Rome managed to handle all the other riots and rebellions without any mention of some tradition of sacrificing someone for the Jewish people's whims. Rome was really good at that for most of its empire.
plus how can anyone believe in Christianity, when the majority is copyed from pagan influences ? if Christianity was truly its own religion then why did the leaders of the day choose to include pagan rituals and believes etc
As others said, Christianity comes from Judaism. It developed enough and differently enough to splinter off of it.
The entire concept of pagan to mean a religious belief or rituals is a Christian concept. It was not something any Roman at the time of Jesus would have viewed themselves or their rituals as. Pagan to mean a belief system only shows up starting in the 4th century CE by Christian writers, after Christians developed out of Judaism and developed enough power to make an us vs them (pagans and at times Jewish people) dynamic in their writing. The polytheists of the time had various other language to discuss themselves, just as many do today. Pagan is simply an umbrella term created by Christians to cover (and largely homogenise) many different systems of belief (at the time of Jesus, religion had very different meaning, that's how we have secular and religious priests for quite a while).
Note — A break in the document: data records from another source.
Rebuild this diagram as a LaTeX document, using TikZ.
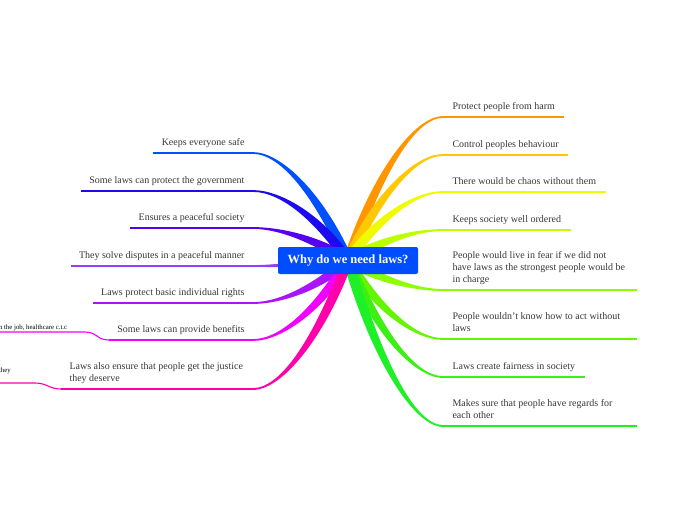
\documentclass[tikz,border=0pt]{standalone}
\usepackage{fontspec}
\setmainfont{Liberation Serif}
\usetikzlibrary{calc}

\definecolor{rootblue}{RGB}{0,76,255}
\definecolor{txtgrey}{RGB}{55,55,55}
\definecolor{cL1}{RGB}{0,80,255}
\definecolor{cL2}{RGB}{30,10,240}
\definecolor{cL3}{RGB}{85,0,238}
\definecolor{cL4}{RGB}{150,60,255}
\definecolor{cL5}{RGB}{170,20,250}
\definecolor{cL6}{RGB}{240,0,255}
\definecolor{cL7}{RGB}{255,0,170}
\definecolor{cR1}{RGB}{255,150,0}
\definecolor{cR2}{RGB}{255,200,0}
\definecolor{cR3}{RGB}{240,250,0}
\definecolor{cR4}{RGB}{190,255,0}
\definecolor{cR5}{RGB}{140,255,0}
\definecolor{cR6}{RGB}{100,245,0}
\definecolor{cR7}{RGB}{60,240,20}
\definecolor{cR8}{RGB}{30,240,40}

\pgfdeclarelayer{bg}
\pgfsetlayers{bg,main}

% tapered branch from the root to the end of an underline
\newcommand{\branch}[2]{%
  \path let \p1=(root.center), \p2=(#2) in
    ({\x1+0.3*(\x2-\x1)},{\y1+0.6*(\y2-\y1)}) coordinate (c1)
    ({\x2-0.3*(\x2-\x1)},\y2) coordinate (c2);
  \path ($(root.center)!5pt!90:(c1)$) coordinate (pA)
        ($(root.center)!5pt!-90:(c1)$) coordinate (pB)
        ($(#2)!0.9pt!-90:(c2)$) coordinate (qA)
        ($(#2)!0.9pt!90:(c2)$) coordinate (qB);
  \fill[fill=#1] (pA) .. controls ($(c1)+(pA)-(root.center)$) and ($(c2)+(qA)-(#2)$) .. (qA)
    -- (qB) .. controls ($(c2)+(qB)-(#2)$) and ($(c1)+(pB)-(root.center)$) .. (pB) -- cycle;
}

\begin{document}
\begin{tikzpicture}[x=1pt, y=-1pt,
    topic/.style={
        font=\fontsize{10}{12}\selectfont,
        text=txtgrey,
        inner ysep=4.4pt,
        outer sep=0pt,
        execute at end node=\strut
    },
    topicR/.style={topic, anchor=south west, inner xsep=9.5pt, align=flush left},
    topicL/.style={topic, anchor=south east, inner xsep=8.5pt, align=flush right},
    wide/.style={text width=175pt},
    subtopic/.style={
        font=\fontsize{6.8}{8}\selectfont,
        text=black,
        inner sep=0pt,
        outer sep=0pt,
        anchor=south west,
        align=flush left,
        execute at end node=\strut
    },
    root/.style={
        fill=rootblue,
        rounded corners=2pt,
        text=white,
        font=\fontsize{12.5}{15}\selectfont\bfseries,
        minimum width=140pt,
        minimum height=27pt,
        inner sep=0pt
    },
    uline/.style={line width=1.3pt},
    subline/.style={line width=1.1pt}
]
\useasboundingbox (0,0) rectangle (696,520);

\node[root] (root) at (348,260.5) {Why do we need laws?};

% right side
\node[topicR] (r1) at (443,117) {Protect people from harm};
\node[topicR] (r2) at (443,155) {Control peoples behaviour};
\node[topicR] (r3) at (443,192) {There would be chaos without them};
\node[topicR] (r4) at (443,230) {Keeps society well ordered};
\node[topicR, wide] (r5) at (443,290) {People would live in fear if we did not\\have laws as the strongest people would be\\in charge};
\node[topicR, wide] (r6) at (443,339) {People wouldn't know how to act without\\laws};
\node[topicR] (r7) at (443,377) {Laws create fairness in society};
\node[topicR, wide] (r8) at (443,426) {Makes sure that people have regards for\\each other};

% left side
\node[topicL] (l1) at (253,153) {Keeps everyone safe};
\node[topicL] (l2) at (253,191) {Some laws can protect the government};
\node[topicL] (l3) at (253,228) {Ensures a peaceful society};
\node[topicL] (l4) at (253,266) {They solve disputes in a peaceful manner};
\node[topicL] (l5) at (253,303) {Laws protect basic individual rights};
\node[topicL] (l6) at (253,340) {Some laws can provide benefits};
\node[topicL, wide, align=flush left] (l7) at (253,389) {Laws also ensure that people get the justice\\they deserve};

% sub topics, cut by the left edge
\node[subtopic, text width=86pt] (s6) at (-1,332) {n the job, healthcare c.t.c};
\node[subtopic, text width=36pt, text depth=10.5pt] (s7) at (-1,383) {they};

\foreach \nd/\col in {r1/cR1,r2/cR2,r3/cR3,r4/cR4,r5/cR5,r6/cR6,r7/cR7,r8/cR8,
                     l1/cL1,l2/cL2,l3/cL3,l4/cL4,l5/cL5,l6/cL6,l7/cL7}
    \draw[uline, draw=\col] (\nd.south west) -- (\nd.south east);

\draw[subline, draw=cL6] (s6.south west) -- (s6.south east) .. controls +(12,0) and +(-12,0) .. (l6.south west);
\draw[subline, draw=cL7] (s7.south west) -- (s7.south east) .. controls +(12,0) and +(-12,0) .. (l7.south west);

\begin{pgfonlayer}{bg}
\foreach \nd/\col in {r1/cR1,r2/cR2,r3/cR3,r4/cR4,r5/cR5,r6/cR6,r7/cR7,r8/cR8}
    {\branch{\col}{\nd.south west}}
\foreach \nd/\col in {l1/cL1,l2/cL2,l3/cL3,l4/cL4,l5/cL5,l6/cL6,l7/cL7}
    {\branch{\col}{\nd.south east}}
\end{pgfonlayer}
\end{tikzpicture}
\end{document}
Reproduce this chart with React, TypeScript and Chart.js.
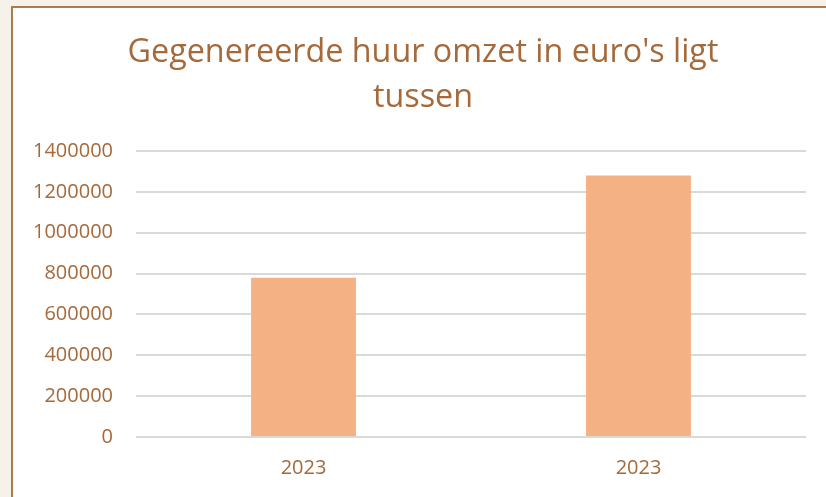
import React, { useEffect, useRef } from "react";
import { Chart, registerables } from "chart.js";

Chart.register(...registerables);

const categories = ["2023", "2023"];
const revenue = [780000, 1280000];
const titleLines = ["Gegenereerde huur omzet in euro's ligt", "tussen"];
const yMax = 1400000;
const yStep = 200000;

const TEXT = "#a5693a";

const titlePlugin = {
  id: "centeredTitle",
  afterDraw(chart: any) {
    const ctx = chart.ctx;
    ctx.save();
    ctx.fillStyle = TEXT;
    ctx.font = "normal 32.3px 'Open Sans'";
    ctx.textAlign = "center";
    ctx.textBaseline = "alphabetic";
    const cx = 410;
    titleLines.forEach((line, i) => {
      ctx.fillText(line, cx, 53.7 + i * 45.6);
    });
    ctx.restore();
  },
};

export default function App() {
  const ref = useRef<HTMLCanvasElement | null>(null);
  useEffect(() => {
    document.body.style.margin = "0";
    const chart = new Chart(ref.current!, {
      type: "bar",
      data: {
        labels: categories,
        datasets: [
          {
            data: revenue,
            backgroundColor: "#f4b183",
            borderWidth: 0,
            categoryPercentage: 0.313,
            barPercentage: 1,
          },
        ],
      },
      plugins: [titlePlugin],
      options: {
        animation: false,
        responsive: false,
        layout: { padding: { left: 0, right: 20, top: 143, bottom: 0 } },
        plugins: {
          legend: { display: false },
          tooltip: { enabled: false },
          title: { display: false },
        },
        scales: {
          x: {
            afterFit: (s: any) => { s.height = 60; },
            grid: { display: false, drawTicks: false },
            border: { display: false },
            ticks: { color: TEXT, font: { family: "Open Sans", size: 20 }, padding: 19 },
          },
          y: {
            min: 0,
            max: yMax,
            afterFit: (s: any) => { s.width = 123; },
            grid: { color: "#d9d9d9", lineWidth: 2, drawTicks: false },
            border: { display: false },
            ticks: {
              stepSize: yStep,
              color: TEXT,
              font: { family: "Open Sans", size: 20 },
              padding: 23,
              callback: (v: any) => String(v),
            },
          },
        },
      },
    });
    return () => chart.destroy();
  }, []);
  return (
    <div style={{ position: "relative", width: 826, height: 497, background: "#f6f1e9", overflow: "hidden" }}>
      <div
        style={{
          position: "absolute",
          left: 11,
          top: 6,
          width: 840,
          height: 510,
          border: "2px solid #b07a48",
          background: "#ffffff",
        }}
      >
        <canvas ref={ref} width={813} height={489} style={{ display: "block" }} />
      </div>
    </div>
  );
}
The idea that Christianity just copied pagans is a Victorian myth by European folklorists and linguists who wanted to erase the Jewish history of Christianity and replace it with their ideas of European paganism that they largely made up to fill the gaps in the record and replace what they didn't like. I mean, we all hear how Christianity stole the dating of Yule to convert pagans - that first comes from Victorian writers. The remaining historical records show Yule was used to convert pagans - several centuries after it had started being celebrated. King Hakon of Norway, after converting to Christianity, moved the date of Yule back three weeks to line up with Christmas, which under the Julian calendar could line up with the winter solstice. Celebrating Yule on the winter solstice is a Christianised version. Most of what we have left is the Christianised version due to the limited resources left, and people develop things from that as people always do. That doesn't make modern paganism not a 'true religion', it just makes it one of many faith systems that have complicated roots.